Le président sénégalais ne veut probablement pas du renflouement du Joola, comme l’exige le Collectif des victimes. Peut-être que l’épave «emprisonne» dans son creux, beaucoup de secrets compromettants, mettant en cause la mauvaise gestion du dossier par les pouvoirs publics et l’armée, d’après certains analystes.

En 2012, le Président Macky Sall «enterrait» le bateau «Le Joola», en donnant, à l’occasion du dixième anniversaire de son naufrage, des instructions au chef du gouvernement d’alors (Abdoul Mbaye), lors de la réunion de Conseil des ministres, «de tout mettre en œuvre pour instituer, tous les ans, l’observation d’une minute de silence et une cérémonie de dépôt de gerbes aux monuments aux morts et à la place du Souvenir».

Aucun mot, à l’époque, sur les exigences du Collectif des familles des victimes du naufrage qui demandait le renflouement du bateau, la publication de la liste officielle des victimes, la prise en charge des orphelins et assistance psychologique des rescapés du Joola, la réouverture du dossier judiciaire et la construction d’un mémorial-musée Le Joola.

Mais en 2018, en pleine période électorale pour un second mandat à la tête du pays, le président Sall exige une attention particulière aux préoccupations des populations. La résonnance du communiqué du Conseil des ministres du mercredi 19 septembre 2018, fait croire que Macky Sall et son gouvernance, veulent donner beaucoup de couleurs à cet anniversaire, pour renvoyer l’image d’un Etat soucieux du sort des victimes du Joola.

D’aucuns estiment que le président semble résumer cette douleur à quelques chèques, puisqu’il parle de «soutien social», de finalisation du projet du Mémorial, de la consolidation du développement économique et social durable, et du désenclavement de la région sud.

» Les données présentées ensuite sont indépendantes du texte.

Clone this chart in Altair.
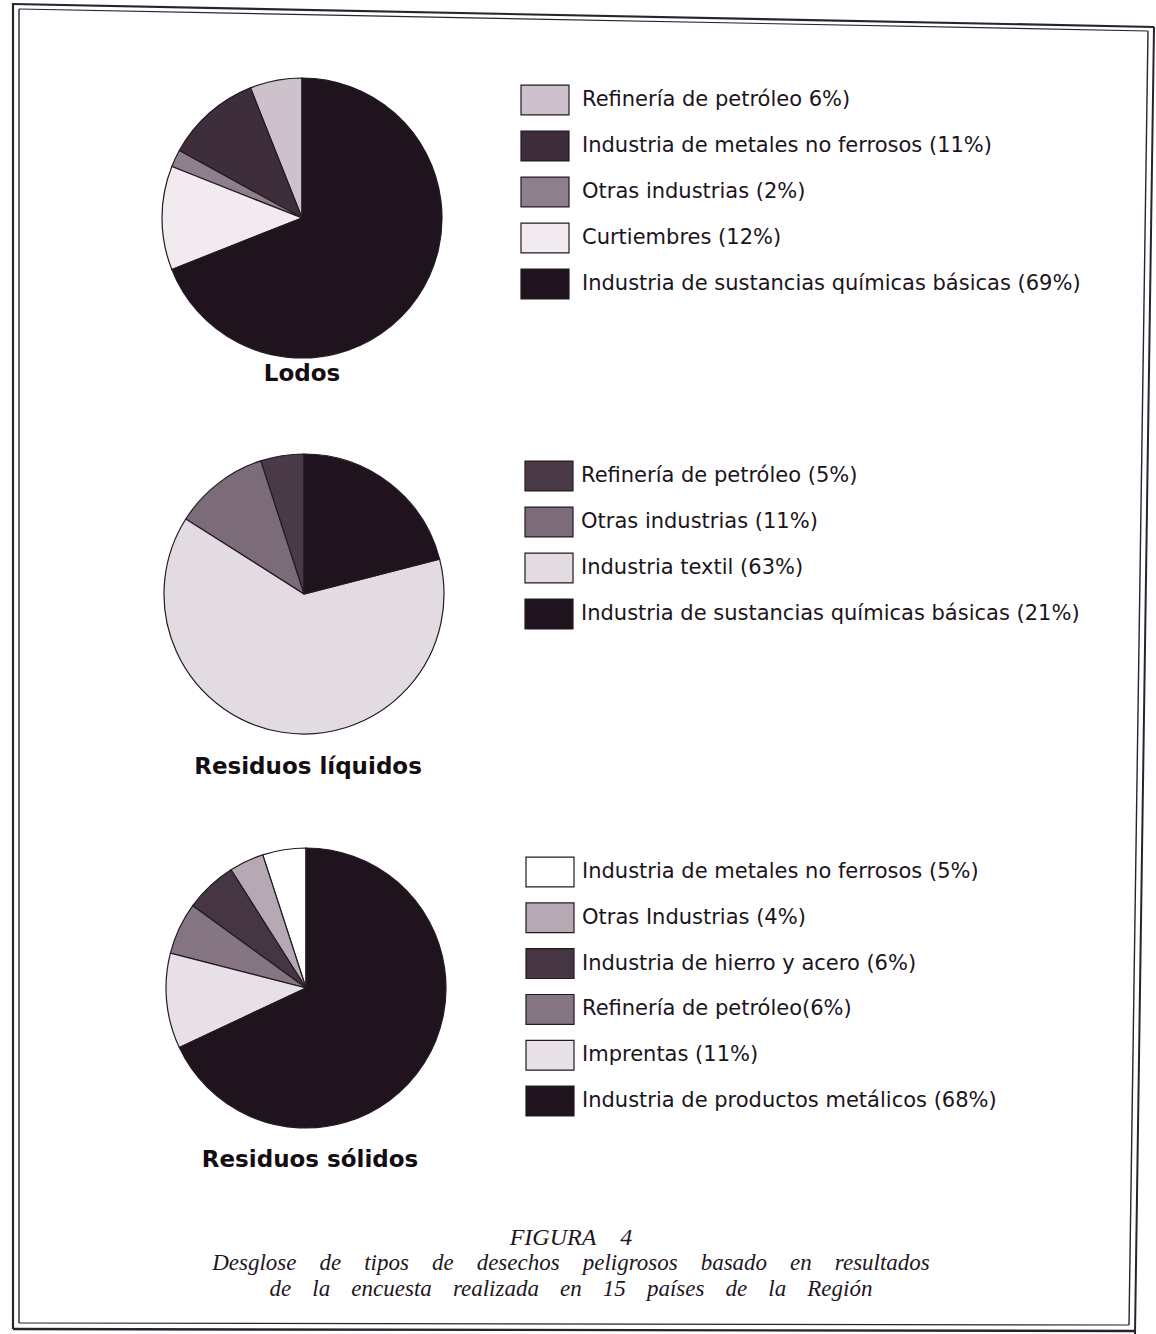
import altair as alt
import pandas as pd

# ---- Lodos ----
lodos_labels = [
    "Refinería de petróleo 6%)",
    "Industria de metales no ferrosos (11%)",
    "Otras industrias (2%)",
    "Curtiembres (12%)",
    "Industria de sustancias químicas básicas (69%)",
]
lodos_shares = [6, 11, 2, 12, 69]
lodos_colors = ["#cdc1cc", "#3e2e3c", "#8e7f8c", "#f1ebf0", "#1f141e"]

# ---- Residuos líquidos ----
liquidos_labels = [
    "Refinería de petróleo (5%)",
    "Otras industrias (11%)",
    "Industria textil (63%)",
    "Industria de sustancias químicas básicas (21%)",
]
liquidos_shares = [5, 11, 63, 21]
liquidos_colors = ["#4a3a48", "#7c6c7a", "#e3dbe2", "#1f141e"]

# ---- Residuos sólidos ----
solidos_labels = [
    "Industria de metales no ferrosos (5%)",
    "Otras Industrias (4%)",
    "Industria de hierro y acero (6%)",
    "Refinería de petróleo(6%)",
    "Imprentas (11%)",
    "Industria de productos metálicos (68%)",
]
solidos_shares = [5, 4, 6, 6, 11, 68]
solidos_colors = ["#ffffff", "#b6a9b4", "#463644", "#867684", "#e7e0e6", "#1f141e"]

INK = "#241a23"
RADIUS = 140
ROW_STEP = 46
SWATCH = "M-1,-0.62H1V0.62H-1Z"


def panel(labels, shares, colors, title, pie_xy, title_xy, swatch_x, text_x, row0, step=ROW_STEP):
    n = len(labels)
    df = pd.DataFrame({
        "label": labels,
        "share": shares,
        "color": colors,
        "row": list(range(n)),
    })
    # slices run clockwise from 12 o'clock, starting with the last legend entry
    df["slice"] = n - 1 - df["row"]
    base = alt.Chart(df)

    pie = base.mark_arc(radius=RADIUS, stroke=INK, strokeWidth=1.2).encode(
        theta=alt.Theta("share:Q", stack=True),
        order=alt.Order("slice:Q", sort="ascending"),
        color=alt.Color("color:N", scale=None),
        x=alt.value(pie_xy[0]),
        y=alt.value(pie_xy[1]),
    )

    rows = alt.Scale(domain=[0, n - 1], range=[row0, row0 + step * (n - 1)])
    swatches = base.mark_point(
        shape=SWATCH, size=2304, filled=True, opacity=1, stroke=INK, strokeWidth=1.2
    ).encode(
        x=alt.value(swatch_x),
        y=alt.Y("row:Q", scale=rows, axis=None),
        fill=alt.Fill("color:N", scale=None),
    )
    texts = base.mark_text(
        align="left", baseline="middle", font="DejaVu Sans", fontSize=21, color="#1c141b"
    ).encode(
        x=alt.value(text_x),
        y=alt.Y("row:Q", scale=rows, axis=None),
        text="label:N",
    )
    heading = alt.Chart(pd.DataFrame({"t": [title]})).mark_text(
        align="center", baseline="middle", font="DejaVu Sans", fontWeight="bold",
        fontSize=23, color="#140d13"
    ).encode(x=alt.value(title_xy[0]), y=alt.value(title_xy[1]), text="t:N")
    return [pie, swatches, texts, heading]


layers = []
layers += panel(lodos_labels, lodos_shares, lodos_colors, "Lodos",
                (302, 218), (302, 374), 545, 582, 100)
layers += panel(liquidos_labels, liquidos_shares, liquidos_colors, "Residuos líquidos",
                (304, 594), (308, 767), 549, 581, 476)
layers += panel(solidos_labels, solidos_shares, solidos_colors, "Residuos sólidos",
                (306, 988), (310, 1160), 550, 582, 872, step=45.8)

# caption (justified lines: widened word gaps)
gap1 = "\u2003"
gap2 = "\u2002\u2004\u200a"
caption_lines = [
    ("FIGURA\u20034", 1238, 24),
    (gap1.join(["Desglose", "de", "tipos", "de", "desechos", "peligrosos",
                "basado", "en", "resultados"]), 1263, 23),
    (gap2.join(["de", "la", "encuesta", "realizada", "en", "15", "países",
                "de", "la", "Región"]), 1289, 23),
]
for txt, ypos, fs in caption_lines:
    layers.append(
        alt.Chart(pd.DataFrame({"t": [txt]})).mark_text(
            align="center", baseline="middle", font="Liberation Serif",
            fontStyle="italic", fontSize=fs, color="#1e161d"
        ).encode(x=alt.value(571), y=alt.value(ypos), text="t:N")
    )

# page frame (double rules)
frame = [
    (13, 13, 3, 1329, 2.2),
    (19, 19, 9, 1323, 1.4),
    (13, 1154, 4, 27, 2.2),
    (19, 1148, 9, 31, 1.2),
    (13, 1135, 1329, 1331, 2.4),
    (19, 1129, 1323, 1325, 1.2),
    (1154, 1135, 27, 1334, 2.0),
    (1148, 1129, 31, 1325, 1.4),
]
one = pd.DataFrame({"k": [0]})
for x1, x2, y1, y2, w in frame:
    layers.append(
        alt.Chart(one).mark_rule(color="#2b2230", strokeWidth=w).encode(
            x=alt.value(x1), x2=alt.value(x2), y=alt.value(y1), y2=alt.value(y2)
        )
    )

chart = (
    alt.layer(*layers)
    .resolve_scale(y="independent", theta="independent")
    .properties(width=1156, height=1334, autosize="none", padding=0, background="white")
    .configure_view(stroke=None)
)

chart.save("out.html", embed_options={"renderer": "svg", "actions": False})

Le drame, l’un des plus meurtriers de l’histoire maritime civile, a laissé exsangue la Casamance, dont étaient originaires la majorité des victimes, tout le Sénégal, ainsi que tout un continent.

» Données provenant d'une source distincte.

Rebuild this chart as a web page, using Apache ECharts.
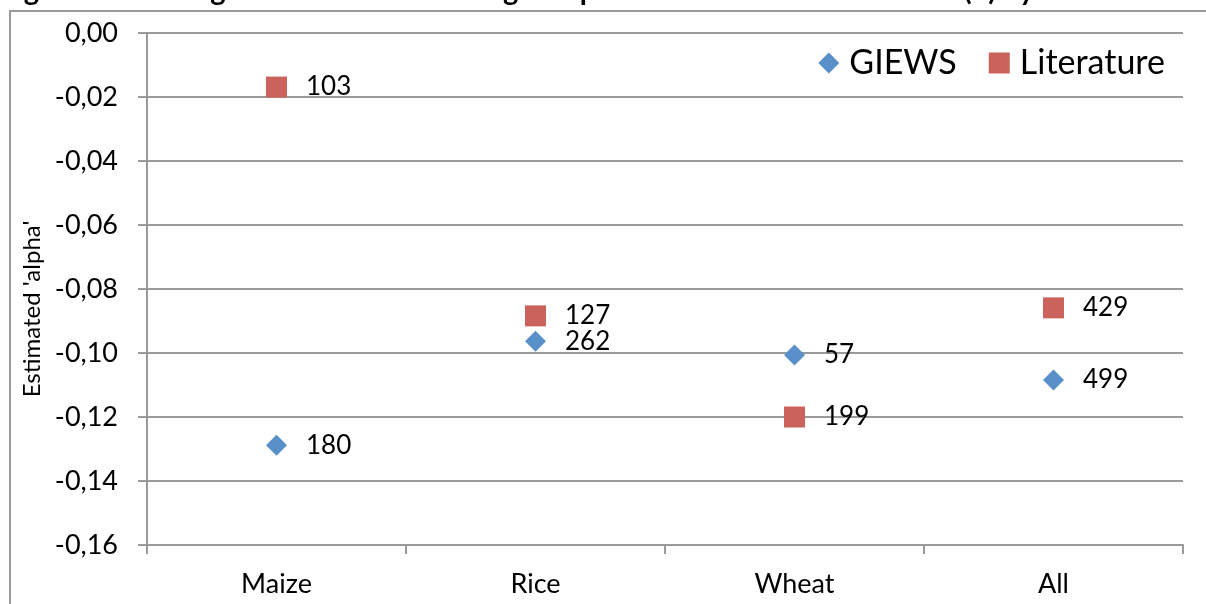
<!DOCTYPE html>
<html>
<head>
<meta charset="utf-8">
<script src="https://cdn.jsdelivr.net/npm/echarts@6/dist/echarts.min.js"></script>
<style>
  html, body { margin: 0; padding: 0; background: #fff; }
  #chart { width: 1206px; height: 604px; }
</style>
</head>
<body>
<div id="chart"></div>
<script>
// categories and the two series
const cereals = ['Maize', 'Rice', 'Wheat', 'All'];
const giewsAlpha = [-0.1288, -0.0963, -0.1006, -0.1084];
const giewsCount = [180, 262, 57, 499];
const literatureAlpha = [-0.0169, -0.0884, -0.1200, -0.0859];
const literatureCount = [103, 127, 199, 429];

const titleText = 'Figure 5b. Average estimates of the long-run price transmission coefficient (\u03b1) by cereal';
const fontFamily = 'Lato, "Open Sans", sans-serif';
const gridColor = '#9a9a9a';

const chart = echarts.init(document.getElementById('chart'), null, { renderer: 'canvas' });

function toPoints(values, counts) {
  return values.map((v, i) => ({ value: [cereals[i], v], n: counts[i] }));
}

const labelStyle = {
  show: true,
  position: 'right',
  distance: 19,
  formatter: (p) => String(p.data.n),
  color: '#000',
  fontFamily: fontFamily,
  fontSize: 26
};

const option = {
  animation: false,
  graphic: [
    {
      // caption above, mostly cut off by the top edge
      type: 'text',
      x: 0,
      y: 5,
      style: {
        text: titleText,
        font: 'bold 29px ' + fontFamily,
        fill: '#000',
        verticalAlign: 'bottom'
      },
      silent: true
    },
    {
      // outer chart frame, runs off the right and bottom edges
      type: 'rect',
      shape: { x: 10, y: 11, width: 1300, height: 700 },
      style: { fill: '#fff', stroke: gridColor, lineWidth: 2 },
      z: -10,
      silent: true
    }
  ],
  legend: {
    right: 41,
    top: 43,
    padding: 0,
    itemGap: 32,
    itemWidth: 21,
    itemHeight: 21,
    textStyle: {
      fontFamily: fontFamily,
      fontSize: 34,
      color: '#000',
      lineHeight: 40,
      padding: [0, 0, 0, 5]
    },
    data: [
      { name: 'GIEWS', icon: 'diamond' },
      { name: 'Literature', icon: 'rect' }
    ]
  },
  grid: {
    left: 147,
    right: 23,
    top: 33,
    bottom: 59,
    containLabel: false
  },
  xAxis: {
    type: 'category',
    data: cereals,
    boundaryGap: true,
    axisLine: { onZero: false, lineStyle: { color: gridColor, width: 2 } },
    axisTick: { show: true, length: 9, lineStyle: { color: gridColor, width: 2 } },
    axisLabel: { margin: 26, color: '#000', fontFamily: fontFamily, fontSize: 27 },
    splitLine: { show: false }
  },
  yAxis: {
    type: 'value',
    min: -0.16,
    max: 0,
    interval: 0.02,
    name: "Estimated 'alpha'",
    nameLocation: 'middle',
    nameGap: 97,
    nameTextStyle: { color: '#000', fontFamily: fontFamily, fontSize: 24, padding: [0, 40, 0, 0] },
    axisLine: { show: true, lineStyle: { color: gridColor, width: 2 } },
    axisTick: { show: true, length: 9, lineStyle: { color: gridColor, width: 2 } },
    axisLabel: {
      margin: 29,
      color: '#000',
      fontFamily: fontFamily,
      fontSize: 27,
      formatter: (v) => v.toFixed(2).replace('.', ',')
    },
    splitLine: { show: true, lineStyle: { color: gridColor, width: 2 } }
  },
  series: [
    {
      name: 'GIEWS',
      type: 'scatter',
      symbol: 'diamond',
      symbolSize: 21,
      itemStyle: { color: '#5990ca', opacity: 1 },
      label: labelStyle,
      data: toPoints(giewsAlpha, giewsCount)
    },
    {
      name: 'Literature',
      type: 'scatter',
      symbol: 'rect',
      symbolSize: 21,
      itemStyle: { color: '#cc625c', opacity: 1 },
      label: labelStyle,
      data: toPoints(literatureAlpha, literatureCount)
    }
  ]
};

chart.setOption(option);
</script>
</body>
</html>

Malgré la ténacité des survivants, aucune procédure ne permit d’identifier les responsables du naufrage, résultat d’une accumulation d’erreurs humaines et techniques.

Un mémorial à Dakar

Boubacar Ba, président de l’association nationale des familles de victimes et des rescapés, insiste aussi pour qu’un mémorial et lieu de recueillement soit érigé à Dakar, la capitale : «Il le faut pour tout le monde, pour les étrangers qui arrivent à Dakar, qu’ils puissent disposer de quelque chose pour montrer que ce 26 septembre 2002, il y a eu un événement terrible et inoubliable pour l’humanité. Venir jusqu’à Dakar et n’avoir aucun monument qui représente le drame, c’est déshonorer les familles et le pays, l’image du pays».

Sur la place du souvenir de Dakar, une gerbe de fleurs sera déposée dans la journée pour commémorer les 20 ans de ce drame.

Aujourd’hui coincé entre une rue bruyante et le paisible fleuve Casamance, Le Joola repose par une quinzaine de mètres de profondeur, selon les marées. Haïdar El Ali, qui a plongé plusieurs fois sur l’épave, indique que la superstructure du navire s’est disloquée sous le poids et repose désormais sur du sable: «Sous l’effet de la houle et des courants, des monticules se forment de chaque côté de la coque, comme si elle creusait sa propre tombe. Dans plusieurs dizaines d’années, ces deux collines de sable et de vase recouvriront Le Joola».